I feel like I am not free. I am not entitled to everything that a white American is. I am sad that I have come here for a better life only to be looked down upon.
Everywhere I see segregation and discrimination. Sometimes I can’t even sit down at a restaurant to be served or enter businesses because there are signs declaring “NO Filipinos Allowed.”
At first there was the Naturalization Law that excluded non-whites from gaining citizenship. The war allowed them to fight with other fellow Americans and those who fought in the U.S. armed forces were able to become citizens. Filipino-Americans hoped to show that they were soldiers of democracy and were true Americans. They wanted to gain respect after the war for fighting with the Americans, and to eventually gain American citizenship. In reality, those who did fight in the U.S. armed forces gain citizenship. However, many Filipino-Americans still faced segregation and discrimination, even soldiers.

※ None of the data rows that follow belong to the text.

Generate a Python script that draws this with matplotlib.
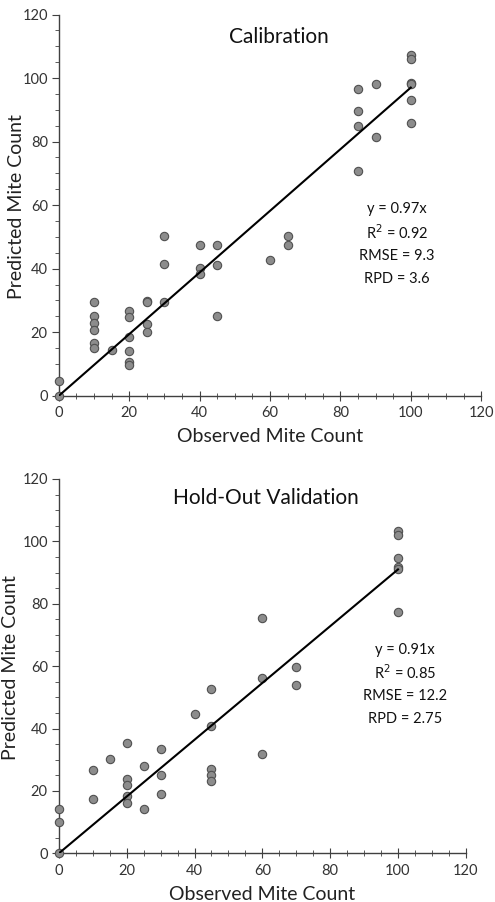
import matplotlib
matplotlib.use("Agg")
import matplotlib.pyplot as plt
import numpy as np
from matplotlib.ticker import MultipleLocator

plt.rcParams['font.family'] = ['Lato', 'DejaVu Sans']

# Calibration data
cal_obs = [0, 0,
           10, 10, 10, 10, 10, 10,
           15,
           20, 20, 20, 20, 20, 20,
           25, 25, 25, 25,
           30, 30, 30,
           40, 40, 40,
           45, 45, 45,
           60, 65, 65,
           85, 85, 85, 85,
           90, 90,
           100, 100, 100, 100, 100, 100]
cal_pred = [0, 4.6,
            29.6, 25.2, 23.0, 20.6, 16.5, 15.1,
            14.3,
            26.7, 24.8, 18.6, 14.1, 10.7, 9.6,
            29.8, 29.5, 22.6, 20.2,
            50.3, 41.6, 29.4,
            47.5, 40.1, 38.4,
            47.4, 41.0, 25.0,
            42.8, 50.4, 47.4,
            96.5, 89.6, 85.0, 70.7,
            98.1, 81.4,
            107.2, 105.9, 98.5, 98.0, 93.0, 85.9]
cal_slope = 0.97
cal_stats = ["y = 0.97x", "R$^2$ = 0.92", "RMSE = 9.3", "RPD = 3.6"]

# Hold-out validation data
val_obs = [0, 0, 0,
           10, 10,
           15,
           20, 20, 20, 20, 20,
           25, 25,
           30, 30, 30,
           40,
           45, 45, 45, 45, 45,
           60, 60, 60,
           70, 70,
           100, 100, 100, 100, 100, 100]
val_pred = [0, 10.1, 14.2,
            26.6, 17.5,
            30.3,
            35.5, 23.7, 21.8, 18.5, 16.0,
            28.0, 14.1,
            33.5, 25.0, 19.0,
            44.6,
            52.7, 40.7, 26.9, 25.1, 23.1,
            75.3, 56.1, 31.7,
            59.8, 53.9,
            103.4, 102.1, 94.6, 91.9, 91.1, 77.5]
val_slope = 0.91
val_stats = ["y = 0.91x", "R$^2$ = 0.85", "RMSE = 12.2", "RPD = 2.75"]

fig = plt.figure(figsize=(4.95, 9.02), dpi=100)
ax1 = fig.add_axes([0.119, 0.5613, 0.853, 0.4226])
ax2 = fig.add_axes([0.119, 0.054, 0.822, 0.415])

spine_col = '#404040'
tick_col = '#404040'


def style(ax, title, tx, ty, stats, sx, sy, dy, ylx):
    ax.set_xlim(0, 120)
    ax.set_ylim(0, 120)
    for s in ['top', 'right']:
        ax.spines[s].set_visible(False)
    for s in ['left', 'bottom']:
        ax.spines[s].set_color(spine_col)
        ax.spines[s].set_linewidth(1.0)
    ax.xaxis.set_major_locator(MultipleLocator(20))
    ax.xaxis.set_minor_locator(MultipleLocator(5))
    ax.yaxis.set_major_locator(MultipleLocator(20))
    ax.yaxis.set_minor_locator(MultipleLocator(5))
    ax.tick_params(axis='x', which='major', direction='inout', length=7,
                   color=tick_col, labelcolor='#333333', labelsize=10.5, pad=4)
    ax.tick_params(axis='x', which='minor', direction='inout', length=4,
                   color=tick_col)
    ax.tick_params(axis='y', which='major', direction='out', length=5,
                   color=tick_col, labelcolor='#333333', labelsize=10.5, pad=3)
    ax.tick_params(axis='y', which='minor', direction='out', length=3,
                   color=tick_col)
    ax.set_xlabel("Observed Mite Count", fontsize=14, color='#222222', labelpad=6)
    ax.set_ylabel("Predicted Mite Count", fontsize=14, color='#222222')
    ax.yaxis.set_label_coords(ylx, 0.497)
    ax.text(tx, ty, title, fontsize=15, ha='center', va='center', color='#111111')
    for i, s in enumerate(stats):
        ax.text(sx, sy - i * dy, s, fontsize=10.5, ha='center', va='center',
                color='#111111')
    ax.patch.set_visible(False)


xl = np.array([0, 100])

# Calibration
ax1.scatter(cal_obs, cal_pred, s=36, facecolor='#8c8c8c', edgecolor='#505050',
            linewidth=0.8, zorder=3, clip_on=False)
ax1.plot(xl, cal_slope * xl, color='black', linewidth=1.5, zorder=4)
style(ax1, "Calibration", 62.5, 113, cal_stats, 96, 58.8, 7.4, -0.08)

# Validation
ax2.scatter(val_obs, val_pred, s=36, facecolor='#8c8c8c', edgecolor='#505050',
            linewidth=0.8, zorder=3, clip_on=False)
ax2.plot(xl, val_slope * xl, color='black', linewidth=1.5, zorder=4)
style(ax2, "Hold-Out Validation", 61, 114, val_stats, 102, 65.2, 7.4, -0.098)

fig.savefig("out.png", dpi=100)
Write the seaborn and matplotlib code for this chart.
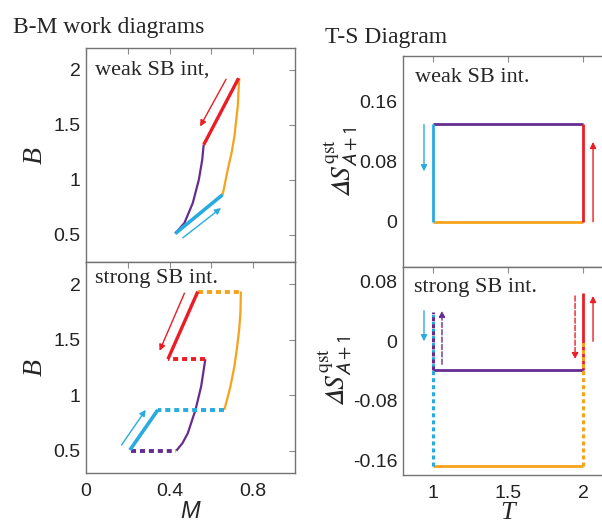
import matplotlib
matplotlib.use('Agg')
import matplotlib.pyplot as plt
import seaborn as sns

sns.set_style('white')
plt.rcParams['font.family'] = ['Liberation Sans', 'DejaVu Sans']
plt.rcParams['mathtext.fontset'] = 'stix'

RED = '#ec1c24'
PURPLE = '#662d91'
ORANGE = '#f7a21b'
BLUE = '#29abe2'
SERIF = 'Liberation Serif'

# B-M cycle, weak SB interaction
weak_red_M = [0.730, 0.563]
weak_red_B = [1.925, 1.318]
weak_purple_M = [0.563, 0.556, 0.540, 0.511, 0.471, 0.427]
weak_purple_B = [1.318, 1.18, 1.0, 0.788, 0.606, 0.509]
weak_blue_M = [0.427, 0.654]
weak_blue_B = [0.509, 0.864]
weak_orange_M = [0.654, 0.678, 0.697, 0.710, 0.726, 0.733]
weak_orange_B = [0.864, 1.09, 1.25, 1.394, 1.667, 1.925]

# B-M cycle, strong SB interaction
strong_orange_dash_M = [0.535, 0.741]
strong_orange_dash_B = [1.934, 1.934]
strong_orange_M = [0.741, 0.739, 0.733, 0.722, 0.710, 0.690, 0.662]
strong_orange_B = [1.934, 1.75, 1.593, 1.42, 1.26, 1.07, 0.869]
strong_blue_dash_M = [0.662, 0.344]
strong_blue_dash_B = [0.869, 0.869]
strong_blue_M = [0.344, 0.210]
strong_blue_B = [0.869, 0.507]
strong_purple_dash_M = [0.215, 0.432]
strong_purple_dash_B = [0.5, 0.5]
strong_purple_M = [0.432, 0.462, 0.487, 0.524, 0.551, 0.571]
strong_purple_B = [0.5, 0.57, 0.658, 0.869, 1.08, 1.325]
strong_red_dash_M = [0.571, 0.392]
strong_red_dash_B = [1.325, 1.325]
strong_red_M = [0.392, 0.535]
strong_red_B = [1.325, 1.934]

# T-S cycle
T_cold, T_hot = 1.0, 2.0
weak_S_top, weak_S_bottom = 0.13, 0.0
strong_S_purple = -0.038
strong_S_orange = -0.168
strong_S_left_top = 0.04
strong_S_right_top = 0.065

# direction arrows: (tail, head, color)
weak_bm_arrows = [((0.670, 1.915), (0.546, 1.485), RED),
                  ((0.463, 0.47), (0.646, 0.742), BLUE)]
strong_bm_arrows = [((0.471, 1.919), (0.352, 1.40), RED),
                    ((0.170, 0.552), (0.286, 0.869), BLUE)]
weak_ts_arrows = [((0.94, 0.129), (0.94, 0.067), BLUE, '-'),
                  ((2.067, 0.0), (2.067, 0.106), RED, '-')]
strong_ts_arrows = [((0.94, 0.041), (0.94, 0.0), BLUE, '-'),
                    ((1.06, -0.031), (1.06, 0.041), PURPLE, '--'),
                    ((1.947, 0.061), (1.947, -0.024), RED, '--'),
                    ((2.067, 0.0), (2.067, 0.061), RED, '-')]

bm_ticks = [0.5, 1, 1.5, 2]
bm_ticklabels = ['0.5', '1', '1.5', '2']
m_ticks = [0, 0.2, 0.4, 0.6, 0.8]
m_ticklabels = ['0', '', '0.4', '', '0.8']
t_ticks = [1, 1.5, 2]
t_ticklabels = ['1', '1.5', '2']
weak_s_ticks = [-0.04, 0, 0.04, 0.08, 0.12, 0.16]
weak_s_ticklabels = ['', '0', '', '0.08', '', '0.16']
strong_s_ticks = [-0.16, -0.12, -0.08, -0.04, 0, 0.04, 0.08]
strong_s_ticklabels = ['-0.16', '', '-0.08', '', '0', '', '0.08']

DASH = (0, (1.3, 1.0))


def seg(ax, x, y, color, lw, dashed=False):
    sns.lineplot(x=x, y=y, color=color, lw=lw, sort=False, estimator=None,
                 ax=ax, linestyle=DASH if dashed else '-',
                 solid_capstyle='butt', dash_capstyle='butt')


def style(ax):
    for s in ax.spines.values():
        s.set_color('0.45')
        s.set_linewidth(1.0)
    ax.tick_params(direction='in', top=True, right=True, length=4,
                   width=0.8, color='0.55', labelsize=14, pad=4,
                   labelcolor='#222222')
    ax.tick_params(axis='x', pad=7)
    ax.set_xlabel('')
    ax.set_ylabel('')


def arrows(ax, items):
    for it in items:
        tail, head, col = it[0], it[1], it[2]
        ls = it[3] if len(it) > 3 else '-'
        ax.annotate('', xy=head, xytext=tail,
                    arrowprops=dict(arrowstyle='-|>', color=col, lw=1.0,
                                    linestyle=ls, mutation_scale=9,
                                    shrinkA=0, shrinkB=0))


fig = plt.figure(figsize=(6.02, 5.24), dpi=100)
ax1 = fig.add_axes([86 / 602, 0.5, 209 / 602, 214 / 524])
ax2 = fig.add_axes([86 / 602, 51 / 524, 209 / 602, 211 / 524])
ax3 = fig.add_axes([403 / 602, 257 / 524, 210 / 602, 211 / 524])
ax4 = fig.add_axes([403 / 602, 49 / 524, 210 / 602, 208 / 524])

# weak B-M
seg(ax1, weak_purple_M, weak_purple_B, PURPLE, 1.6)
seg(ax1, weak_orange_M, weak_orange_B, ORANGE, 1.6)
seg(ax1, weak_red_M, weak_red_B, RED, 2.4)
seg(ax1, weak_blue_M, weak_blue_B, BLUE, 2.6)
arrows(ax1, weak_bm_arrows)

# strong B-M
seg(ax2, strong_orange_M, strong_orange_B, ORANGE, 1.6)
seg(ax2, strong_purple_M, strong_purple_B, PURPLE, 1.6)
seg(ax2, strong_orange_dash_M, strong_orange_dash_B, ORANGE, 2.8, True)
seg(ax2, strong_blue_dash_M, strong_blue_dash_B, BLUE, 2.8, True)
seg(ax2, strong_purple_dash_M, strong_purple_dash_B, PURPLE, 2.8, True)
seg(ax2, strong_red_dash_M, strong_red_dash_B, RED, 2.8, True)
seg(ax2, strong_red_M, strong_red_B, RED, 2.4)
seg(ax2, strong_blue_M, strong_blue_B, BLUE, 2.6)
arrows(ax2, strong_bm_arrows)

for ax, lo in ((ax1, 0.25), (ax2, 0.3)):
    style(ax)
    ax.set_xlim(0, 1)
    ax.set_ylim(lo, 2.2)
    ax.set_yticks(bm_ticks, bm_ticklabels)
    ax.set_xticks(m_ticks, m_ticklabels)
    ax.set_ylabel('B', fontfamily=SERIF, style='italic', fontsize=20,
                  labelpad=4)
ax1.tick_params(labelbottom=False)
ax2.set_xlabel('M', style='italic', fontsize=17, labelpad=0)

# weak T-S
seg(ax3, [T_cold, T_hot], [weak_S_top, weak_S_top], PURPLE, 2.0)
seg(ax3, [T_cold, T_hot], [weak_S_bottom, weak_S_bottom], ORANGE, 2.0)
seg(ax3, [T_cold, T_cold], [weak_S_top, weak_S_bottom], BLUE, 2.0)
seg(ax3, [T_hot, T_hot], [weak_S_bottom, weak_S_top], RED, 2.0)
arrows(ax3, weak_ts_arrows)

# strong T-S
seg(ax4, [T_hot, T_hot], [strong_S_right_top, strong_S_purple], RED, 2.0)
seg(ax4, [T_cold, T_hot], [strong_S_purple, strong_S_purple], PURPLE, 2.0)
seg(ax4, [T_cold, T_hot], [strong_S_orange, strong_S_orange], ORANGE, 2.0)
seg(ax4, [T_cold, T_cold], [strong_S_orange, strong_S_left_top], BLUE, 2.2, True)
seg(ax4, [T_cold, T_cold], [strong_S_purple, strong_S_left_top], PURPLE, 2.2, True)
seg(ax4, [T_hot, T_hot], [strong_S_orange, 0.0], ORANGE, 2.2, True)
arrows(ax4, strong_ts_arrows)

ylab = '$\U0001D6E5S^{\\mathrm{qst}}_{\\mathsf{A+1}}$'
for ax, lim, tk, tl in ((ax3, (-0.06, 0.22), weak_s_ticks, weak_s_ticklabels),
                        (ax4, (-0.18, 0.1), strong_s_ticks, strong_s_ticklabels)):
    style(ax)
    ax.set_xlim(0.8, 2.2)
    ax.set_ylim(*lim)
    ax.set_xticks(t_ticks, t_ticklabels)
    ax.set_yticks(tk, tl)
    ax.set_ylabel(ylab, fontsize=20, labelpad=0)
ax3.tick_params(labelbottom=False)
ax4.set_xlabel('T', fontfamily=SERIF, style='italic', fontsize=19, labelpad=0)

ax1.text(0.043, 0.897, 'weak SB int,', transform=ax1.transAxes,
         fontfamily=SERIF, fontsize=16, va='center')
ax2.text(0.043, 0.924, 'strong SB int.', transform=ax2.transAxes,
         fontfamily=SERIF, fontsize=16, va='center')
ax3.text(0.057, 0.896, 'weak SB int.', transform=ax3.transAxes,
         fontfamily=SERIF, fontsize=16, va='center')
ax4.text(0.05, 0.90, 'strong SB int.', transform=ax4.transAxes,
         fontfamily=SERIF, fontsize=16, va='center')

fig.text(13 / 602, 1 - 28 / 524, 'B-M work diagrams', fontfamily=SERIF,
         fontsize=17, va='center')
fig.text(325 / 602, 1 - 37 / 524, 'T-S Diagram', fontfamily=SERIF,
         fontsize=17, va='center')

fig.savefig('out.png', dpi=100)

They felt that the white Americans hated and ridiculed Filipinos because of their brown skin.
Filipino-Americans mostly lived in the west coast of the U.S. Most lived in California and Hawaii.
(Fillmore District, San Francisco)
I am equally American as others. I’ve tried to be just like an American by dressing like one, living like one, and eating like one.
When the first immigrants came here, they worked in cane fields in Hawaii, farms in California, and canneries in Alaska. During WWII, Filipinos enlisted as soldiers into the First Filipino Infantry Regiment to fight alongside Americans against the Japanese.